Largely due to its reliance on coal, China is the world's biggest emitter of greenhouse gases in absolute terms. Last year, the country accounted for more than 85% of global growth in coal demand, according to BP PLC's statistical review of world energy.
Facing pressure from abroad over the pace of China's emissions growth, President Hu Jintao used a speech to the United Nations last Tuesday to stress his country's commitment to tackling climate change. He said China will lower energy intensity as the country grows, while raising output of renewable energy and nuclear power. China aims to cut carbon dioxide emissions per unit of gross domestic product by a "notable margin" by 2020, Mr. Hu said, without setting a concrete cap.
The city of Jiuquan, in the flat and arid northwestern province of Gansu, shows the complexities that crop up when implementing such plans. The city is meant to showcase the strides China is making in renewable energy. Wind turbines with a combined capacity of 12.7 gigawatts are due to be installed there by 2015—more than the country's present nuclear-power capacity.
But the Jiuquan government wants to build 9.2 gigawatts of new coal-fired generating capacity as well, for use when the winds aren't favorable. That's equivalent to the entire generating capacity of Hungary.
Construction of these thermal power plants is pending approval by Beijing, an official with the Energy Department under the Jiuquan Development and Reform Bureau said Tuesday.
The heavy reliance on coal-fired power plants to add to the power supply from large wind farms in order to meet minimum power demand is essential to grid safety, said Mr. Shi of the Chinese Wind Power Association.
To be sure, any kilowatt hour of wind power consumed by end users ultimately replaces a kilowatt hour of electricity generated by other, possibly dirty, sources such as coal, and the huge power supply expected from the new wind farms represents a major stride in China's clean energy push.
In addition to Jiuquan, there are plans for six other wind farms in China with a capacity of more than 10 gigawatts each, mostly in sparsely populated inland regions such as wind-swept Inner Mongolia and Xinjiang.

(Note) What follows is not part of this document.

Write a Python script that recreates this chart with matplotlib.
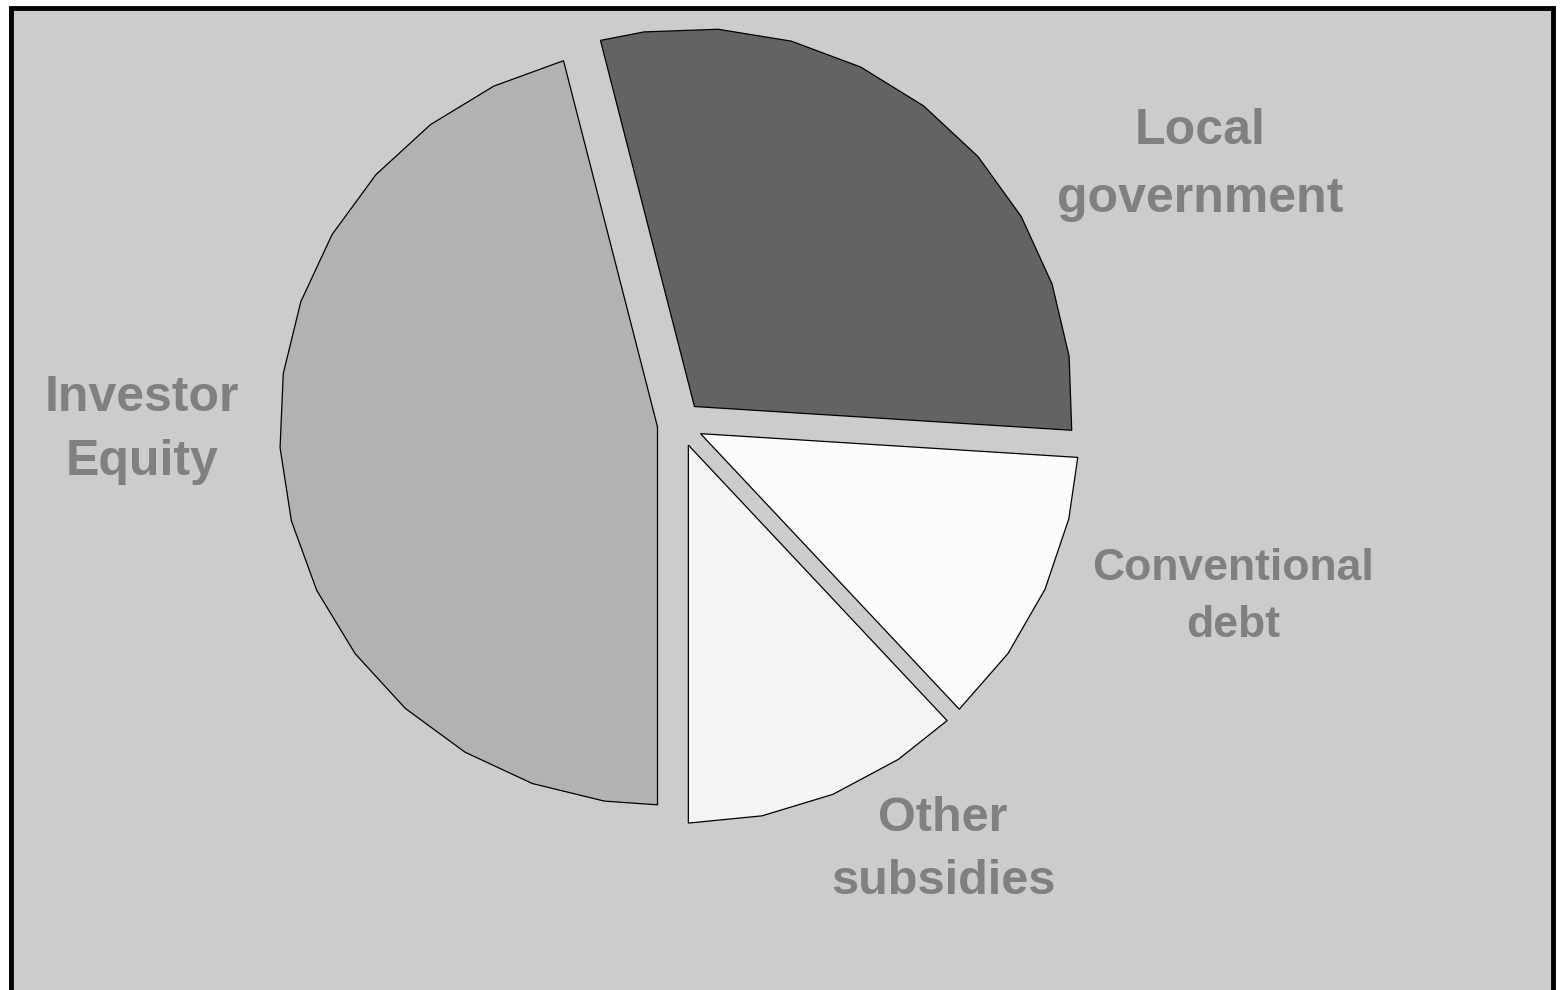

Several gigawatts of new thermal power capacity will need to be built at these sites as well, Mr. Shi said.
China has plenty of windswept plains and sun-baked deserts like the Gobi which can host turbines or solar panels, but these are often far from cities and existing infrastructure for shipping power. Sebastian Meyer, director of research and advisory services with clean-energy consultancy Azure International, says China needs a more modern and flexible grid if it wants to raise the share of renewable power in its energy mix.
So-called smart-grid technology aims to modernize the power sector by overlaying digital communications onto the grid, enabling utilities to manage supply more efficiently and compensate for any variance. But while the U.S. and many countries in Europe are lining up spending to exploit the technology, China is lagging behind.

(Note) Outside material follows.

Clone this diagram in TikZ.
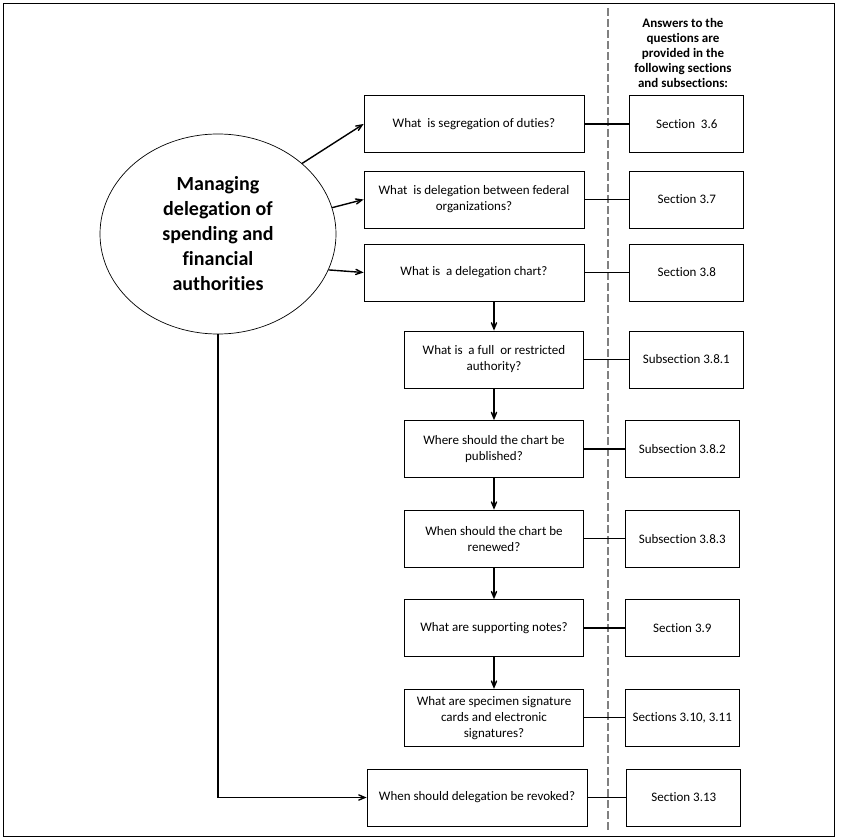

State Grid Corp., China's monopoly power distributor in all but five provinces, says it wants to build a nationwide "strong smart grid." But while it is investing heavily in grid improvements, its immediate focus is the construction of ultrahigh-voltage lines linking China's coal production and hydropower centers in inland areas to the densely populated east.
A single such line can carry up to 6.4 gigawatts of power, which makes it even more important that generation at its starting point is stable and reliable.